In [1]:
from pyspark.sql import SparkSession
spark=SparkSession.builder.appName("SCD2").getOrCreate()

In [531]:
import pyspark.sql.functions as f
import os
import pyspark.sql.types as t

#Defining Various pararmeters in order to make code generic

In [539]:
source_table="/data\scd2\source.txt" ## this path could be a hive table as well
target_table="/data//scd2//target//target.csv" ## this path could be a hive table as well
table_schema="id,name,dob,city,state,country,loaddate" # common columns in source and target table
joining_keys="id" #column used to perform join between source and target 
scd_columns="name,dob,city,state,country" # columns which will be used to perform SCD
multi_day="loaddate" # column which will be used to perform multiday SCD
hashing_column="surrogate_key" # hashed value stored in target in order to store hash value
scd_helpers="start_date,end_date,is_active" #columns which will be used to identify SCDs

In [533]:
source=spark.read.format("csv").load(source_table,header=True)
source.show()

+---+-------------+----------+----+-----------+-------+----------+
| id|         name|       dob|city|      state|country|  loaddate|
+---+-------------+----------+----+-----------+-------+----------+
|  1|       AKSHAY|1989-11-13|PUNE|MAHARASHTRA|  INDIA|2019-03-10|
|  1|  AKSHAY JAIN|1989-11-13|PUNE|MAHARASHTRA|  INDIA|2019-03-11|
|  2|  MONIKA JAIN|1992-07-26|PUNE|MAHARASHTRA|  INDIA|2019-03-10|
|  2|MONIKA A JAIN|1992-07-26|PUNE|MAHARASHTRA|  INDIA|2019-03-11|
|  3|   AYUSH JAIN|1991-09-01|PUNE|MAHARASHTRA|  INDIA|2019-03-11|
|  3|   AYUSH JAIN|1991-09-01|PUNE|MAHARASHTRA|  INDIA|2019-03-12|
+---+-------------+----------+----+-----------+-------+----------+



Preparing some keys / variables used for multi day processsing


In [534]:
##Preparing some variables to be used later for multi day processing
existing_rec_keys=joining_keys+','+hashing_column
i=0
days_to_process=source.select(multi_day).distinct().orderBy(multi_day).rdd.map(lambda x:str(x[0])).collect()
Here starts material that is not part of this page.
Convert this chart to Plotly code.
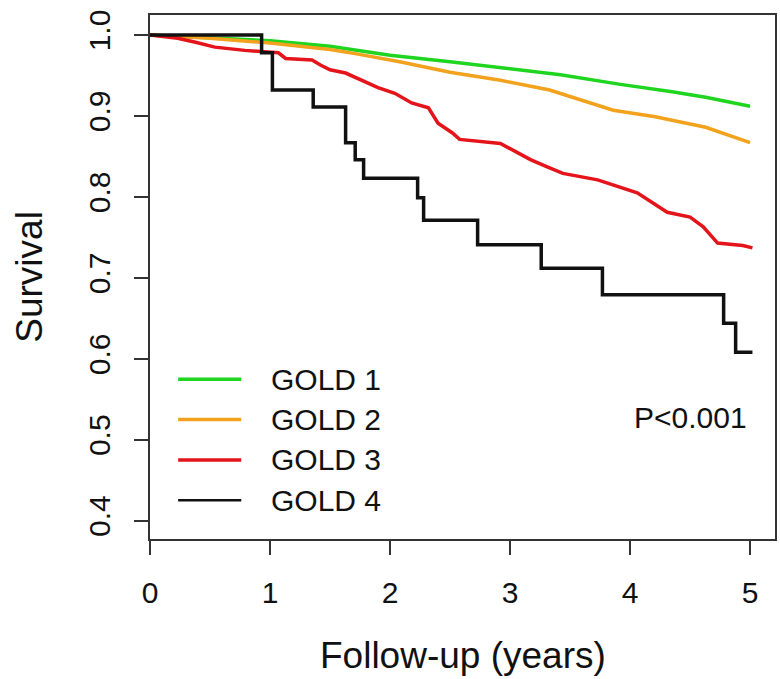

#Generating HASH values for the source data in order to facilitate comparison of data

In [535]:
source=source.withColumn(hashing_column,f.sha2(f.concat_ws("|",*scd_columns.split(",")),256))
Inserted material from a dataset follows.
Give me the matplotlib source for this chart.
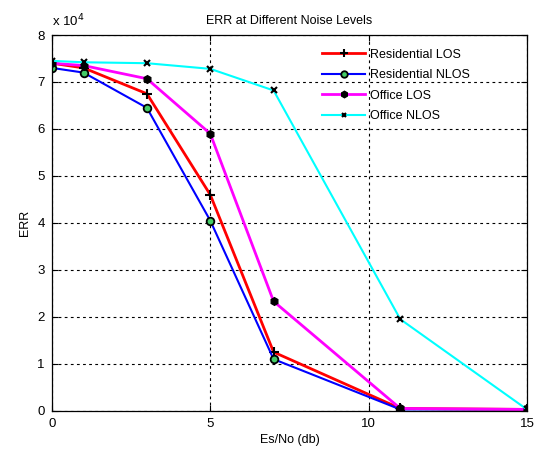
import matplotlib
matplotlib.use("Agg")
import matplotlib.pyplot as plt
from matplotlib.ticker import FuncFormatter, MultipleLocator

plt.rcParams['font.family'] = ['Liberation Sans', 'DejaVu Sans']

snr = [0, 1, 3, 5, 7, 11, 15]
res_los = [74000, 73000, 67500, 46000, 12500, 500, 300]
res_nlos = [73000, 72000, 64500, 40500, 11000, 300, 300]
off_los = [74000, 73500, 70700, 59000, 23300, 500, 300]
off_nlos = [74500, 74200, 74000, 72800, 68200, 19500, 300]

fig = plt.figure(figsize=(5.35, 4.49), dpi=100)
ax = fig.add_axes([0.097, 0.085, 0.888, 0.837])

ax.plot(snr, res_los, color="red", lw=2, marker="+", mec="black", mfc="black", ms=7, mew=1.5, label="Residential LOS")
ax.plot(snr, res_nlos, color="blue", lw=1.5, marker="o", mec="black", mfc="#44cc66", ms=5.5, mew=1.3, label="Residential NLOS")
ax.plot(snr, off_los, color="magenta", lw=2, marker="h", mec="black", mfc="black", ms=5.5, label="Office LOS")
ax.plot(snr, off_nlos, color="cyan", lw=1.5, marker="x", mec="black", mfc="black", ms=4, mew=1.5, label="Office NLOS")

ax.set_xlim(0, 15)
ax.set_ylim(0, 80000)
ax.xaxis.set_major_locator(MultipleLocator(5))
ax.yaxis.set_major_locator(MultipleLocator(10000))
ax.yaxis.set_major_formatter(FuncFormatter(lambda v, p: f"{v/1e4:g}"))
ax.tick_params(direction="in", labelsize=9.5, length=4, top=True, right=True, pad=5)
ax.grid(True, color="black", linestyle=(0, (2.5, 3)), linewidth=0.8)
for s in ax.spines.values():
    s.set_linewidth(0.9)

ax.set_title("ERR at Different Noise Levels", fontsize=9, pad=8)
ax.set_xlabel("Es/No (db)", fontsize=9, labelpad=3)
ax.set_ylabel("ERR", fontsize=9, labelpad=5)
ax.text(0.0, 1.015, r"x 10$^{4}$", transform=ax.transAxes, fontsize=9.5, va="bottom", ha="left")

leg = ax.legend(loc="upper left", bbox_to_anchor=(0.568, 0.964), fontsize=9, frameon=False,
                borderpad=0, borderaxespad=0, handlelength=3.5, handletextpad=0.4, labelspacing=0.68,
                markerscale=0.85)

fig.savefig("out.png", dpi=100)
Reading Data from target table (if exists) else creating a empty dataframe

In [536]:

if os.path.exists(target_table):
    target=spark.read.format("csv").load(target_table,header=True)

else:
    target_full_schema=hashing_column+","+table_schema+","+scd_helpers
    target_schema=t.StructType([t.StructField(fieldname,t.StringType(),True) for fieldname in target_full_schema.split(",")])
    target=spark.createDataFrame(sc.emptyRDD(),target_schema)
    
target.show()
target_schema=target.columns
#target_schema

+-------------+---+----+---+----+-----+-------+--------+----------+--------+---------+
|surrogate_key| id|name|dob|city|state|country|loaddate|start_date|end_date|is_active|
+-------------+---+----+---+----+-----+-------+--------+----------+--------+---------+
+-------------+---+----+---+----+-----+-------+--------+----------+--------+---------+



In [537]:

source_full=source
days_to_process

['2019-03-10', '2019-03-11', '2019-03-12']

# SCD2 Implementation
    Below is the code performing multi day SCD on test dataset, which can work with any data set.

In [538]:
while i<len(days_to_process):
    source=source_full.filter(condition=multi_day+"=='"+str(days_to_process[i])+"'")
    print('SCD2 started for ',days_to_process[i])
    new_rec=source.alias('s').join(target.alias('t'),how="left",on=joining_keys.split(",")).filter(condition="t."+joining_keys+" is null").select("s.*").withColumn('start_date',f.col('loaddate')).withColumn('end_date',f.lit('9999-12-31')).withColumn('is_active',f.lit('Y')).selectExpr(*target_schema)
    update_rec=source.alias('s').join(target.alias('t'),how="inner",on=joining_keys.split(",")).filter(condition="s."+hashing_column+"!=t."+hashing_column).select("s.*").withColumn('start_date',f.col('s.loaddate')).withColumn('end_date',f.lit('9999-12-31')).withColumn('is_active',f.lit('Y')).selectExpr(*target_schema)
    update_old_rec=source.alias('s').join(target.alias('t'),how="inner",on=joining_keys.split(",")).filter(condition="s."+hashing_column+"!=t."+hashing_column).select("t.*","s."+joining_keys+"").withColumn('end_date',f.col('t.loaddate')).withColumn('is_active',f.lit('N')).selectExpr(*target_schema)
    existing_rec=source.alias('s').join(target.alias('t'),how="inner",on=existing_rec_keys.split(",")).select(joining_keys,hashing_column,'t.*').selectExpr(*target_schema)
    delete_rec=source.alias('s').join(target.alias('t'),how="right",on=joining_keys.split(",")).filter(condition="s."+joining_keys+" is null").withColumn('end_date',f.col('t.'+multi_day)).withColumn('is_active',f.lit('N')).select('t.*','end_date','is_active').selectExpr(*target_schema)
    target_final=new_rec.unionAll(update_rec).unionAll(existing_rec).unionAll(delete_rec).unionAll(update_old_rec)
    ##Converting spark dataframe to pandas as I am working in windows . Usually overwrite the data directly into HIVE table
    target_final.toPandas().to_csv(target_table,index=False)
    target=target_final
    print('Data loading completed for ',days_to_process[i])
    if(i==len(days_to_process)-1):
        print('Data loading completed for all days')
    i+=1
    


('SCD2 started for ', '2019-03-10')
('Data loading completed for ', '2019-03-10')
('SCD2 started for ', '2019-03-11')
('Data loading completed for ', '2019-03-11')
('SCD2 started for ', '2019-03-12')
('Data loading completed for ', '2019-03-12')
Data loading completed for all days